In 1984, at the age of forty-two, Lay became chairman and CEO of Houston Natural Gas (HNG). Soon after, a large natural-gas company in Omaha found itself the target of a corporate raider. InterNorth, a much larger company than HNG, sought the Houston firm as a merger partner in order to fend-off the takeover attempt. On May 2, 1985, the two companies announced their merger that would officially take place in July. By February 1986 Lay was named the chairman and CEO. The company was renamed Enron Corporation, and its headquarters were officially established in Houston on July 1, 1986.
Enron, under Lay, was a well-run pipeline operation. It had over thirty-six thousand miles of pipelines in the U.S. which was the second largest network in the U.S. Lay, seeking more rapid growth than was possible as purely a pipeline company, moved Enron into a multitude of new ventures. Enron invested in power plants, retail and wholesale gas and electricity marketing, water resources and fiber-optic bandwidth services.
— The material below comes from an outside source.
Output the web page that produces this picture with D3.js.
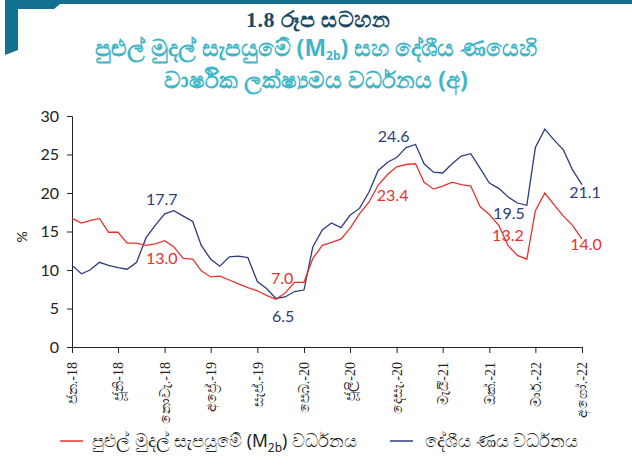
<!DOCTYPE html>
<html>
<head>
<meta charset="utf-8">
<script src="https://cdn.jsdelivr.net/npm/d3@7"></script>
<style>
  body { margin: 0; background: #fff; }
  svg { display: block; }
</style>
</head>
<body>
<svg id="chart" width="632" height="465"></svg>
<script>
// broad money (M2b) growth, y-o-y %, Jan-18 .. Aug-22
const m2bGrowth = [16.7, 16.1, 16.4, 16.7, 14.9, 14.9, 13.5, 13.5, 13.2, 13.4, 13.8, 13.0,
  11.5, 11.4, 9.9, 9.1, 9.2, 8.7, 8.2, 7.7, 7.3, 6.7, 6.2, 7.0,
  8.4, 8.4, 11.5, 13.2, 13.6, 14.0, 15.4, 17.3, 18.8, 21.0, 22.4, 23.4,
  23.7, 23.8, 21.4, 20.5, 20.9, 21.4, 21.1, 20.9, 18.2, 17.2, 15.8, 13.2,
  11.9, 11.4, 17.7, 20.0, 18.5, 17.0, 15.8, 14.0];
// domestic credit growth
const creditGrowth = [10.6, 9.5, 10.0, 11.0, 10.6, 10.3, 10.1, 11.0, 14.2, 15.8, 17.3, 17.7,
  17.0, 16.3, 13.2, 11.4, 10.5, 11.7, 11.8, 11.6, 8.5, 7.6, 6.3, 6.5,
  7.2, 7.4, 13.0, 15.2, 16.1, 15.5, 17.1, 18.0, 20.1, 22.9, 24.0, 24.6,
  25.9, 26.3, 23.8, 22.7, 22.6, 23.8, 24.8, 25.1, 23.2, 21.3, 20.6, 19.5,
  18.7, 18.4, 25.9, 28.3, 26.9, 25.6, 23.0, 21.1];
const tickLabels = ["ජන.-18", "ජූනි-18", "නොවැ.-18", "අප්‍රේ.-19", "සැප්.-19", "පෙබ.-20",
  "ජූලි-20", "දෙසැ.-20", "මැයි-21", "ඔක්.-21", "මාර්.-22", "අගෝ.-22"];
const yTicks = [0, 5, 10, 15, 20, 25, 30];
// value labels: month index, which series, text
const callouts = [
  [11, "credit", "17.7"], [11, "m2b", "13.0"],
  [23, "m2b", "7.0"], [23, "credit", "6.5"],
  [35, "credit", "24.6"], [35, "m2b", "23.4"],
  [47, "credit", "19.5"], [47, "m2b", "13.2"],
  [55, "credit", "21.1"], [55, "m2b", "14.0"]
];

const red = "#e8322e", navy = "#2c3d7c";
const months = d3.timeMonth.range(new Date(2018, 0, 1), new Date(2022, 8, 1));

const svg = d3.select("#chart");

// frame decoration top-left
svg.append("path")
  .attr("d", "M5,0 L632,0 L632,4 L60,4 L54,9 L18,9 L18,50 L5,55 Z")
  .attr("fill", "#13708f");

// titles
svg.append("text").attr("x", 318).attr("y", 27)
  .attr("text-anchor", "middle")
  .style("font", "bold 22px 'Liberation Serif', serif")
  .style("letter-spacing", "0.5px")
  .attr("fill", "#1b4a63")
  .text("1.8 රූප සටහන");

const sub = svg.append("text").attr("text-anchor", "middle")
  .attr("fill", "#3fb6c8")
  .style("font", "bold 23px 'Noto Sans', sans-serif");
const l1 = sub.append("tspan").attr("x", 316).attr("y", 56);
l1.append("tspan").text("පුළුල් මුදල් සැපයුමේ (M");
l1.append("tspan").attr("dy", 4).style("font-size", "12px").text("2b");
l1.append("tspan").attr("dy", -4).text(") සහ දේශීය ණයෙහි");
const sub2 = svg.append("text").attr("text-anchor", "middle")
  .attr("fill", "#3fb6c8")
  .style("font", "bold 23px 'Noto Sans', sans-serif")
  .attr("x", 316).attr("y", 88)
  .text("වාර්ෂික ලක්ෂ්‍යමය වර්ධනය (අ)");

const x = d3.scaleTime().domain([months[0], months[months.length - 1]]).range([72, 582]);
const y = d3.scaleLinear().domain([0, 30]).range([347, 116]);

// y axis
const gy = svg.append("g").attr("transform", "translate(72,0)")
  .call(d3.axisLeft(y).tickValues(yTicks).tickSize(5).tickPadding(8));
gy.selectAll("text").style("font", "16px Lato, sans-serif").attr("fill", "#222");
gy.selectAll("line, path").attr("stroke", "#222");

svg.append("text")
  .attr("transform", "translate(27,237) rotate(-90)")
  .attr("text-anchor", "middle")
  .style("font", "14px Lato, sans-serif")
  .attr("fill", "#222")
  .text("%");

// x axis
const tickDates = months.filter((d, i) => i % 5 === 0);
const gx = svg.append("g").attr("transform", "translate(0,347)")
  .call(d3.axisBottom(x).tickValues(tickDates).tickSize(6).tickFormat((d, i) => tickLabels[i]));
gx.selectAll("line, path").attr("stroke", "#222");
gx.selectAll("text")
  .attr("transform", "rotate(-90)")
  .attr("x", -15).attr("y", 0).attr("dy", "0.35em")
  .attr("text-anchor", "end")
  .style("font", "14px 'Liberation Serif', serif")
  .attr("fill", "#222");

// lines
const line = d3.line().x((d, i) => x(months[i])).y(d => y(d));
svg.append("path").datum(creditGrowth)
  .attr("d", line).attr("fill", "none").attr("stroke", navy).attr("stroke-width", 1.3);
svg.append("path").datum(m2bGrowth)
  .attr("d", line).attr("fill", "none").attr("stroke", red).attr("stroke-width", 1.3);

// callouts (offsets picked by eye)
const offsets = {
  "17.7": [-12, -6], "13.0": [-12, 17], "7.0": [-3, -9], "6.5": [-2, 25],
  "24.6": [-3, -16], "23.4": [-4, 34], "19.5": [1, 22], "13.2": [0, -4],
  "21.1": [3, 13], "14.0": [4, 11]
};
svg.append("g").selectAll("text").data(callouts).join("text")
  .attr("x", d => x(months[d[0]]) + offsets[d[2]][0])
  .attr("y", d => y(d[1] === "m2b" ? m2bGrowth[d[0]] : creditGrowth[d[0]]) + offsets[d[2]][1])
  .attr("text-anchor", "middle")
  .attr("fill", d => d[1] === "m2b" ? red : navy)
  .style("font", "16px Lato, sans-serif")
  .text(d => d[2]);

// legend
const leg = svg.append("g").style("font", "17.5px 'Noto Sans', sans-serif").attr("fill", "#222");
leg.append("line").attr("x1", 60).attr("x2", 83).attr("y1", 441).attr("y2", 441)
  .attr("stroke", red).attr("stroke-width", 1.5);
const t1 = leg.append("text").attr("x", 92).attr("y", 447);
t1.append("tspan").text("පුළුල් මුදල් සැපයුමේ (M");
t1.append("tspan").attr("dy", 5).style("font-size", "12px").text("2b");
t1.append("tspan").attr("dy", -5).text(") වර්ධනය");
leg.append("line").attr("x1", 390).attr("x2", 413).attr("y1", 441).attr("y2", 441)
  .attr("stroke", navy).attr("stroke-width", 1.5);
leg.append("text").attr("x", 425).attr("y", 447).text("දේශීය ණය වර්ධනය");
</script>
</body>
</html>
Working with COO Jeff Skilling, they transformed Enron from a sleepy pipeline company to an unregulated financial services company trading in energy futures, paper and pulp products, weather derivatives, airport landing rights and commodities. Under this model, Enron grew from a $13 billion a year pipeline company to a $100 billion behemoth that ranked seventh among U.S. companies.
A large part of Enron's growth was driven by accounting irregularities, however. Enron was forced to file for bankruptcy in December 2001. Lay resigned as CEO on January 23, 2002. The company's demise cost shareholders, employees and creditors over $70 billion in lost capital. Twenty-two Enron executives were convicted of fraud charges. Though he steadfastly maintained his innocence, Lay was convicted of six charges in April 2006. He was also found guilty of four additional bank fraud charges. His potential sentence was in excess of seventy-five years on the various convictions.
While awaiting sentencing, Lay died suddenly of heart failure near Aspen, Colorado, on July 5, 2006. He was survived by his wife and three stepchildren. In accordance with federal guidelines that void convictions for criminals who die before their appeals are exhausted, Lay's convictions were set aside in November 2006. The Justice Department stated its intent to pursue civil litigation to recover funds from Lay's estate to compensate stakeholders for their losses.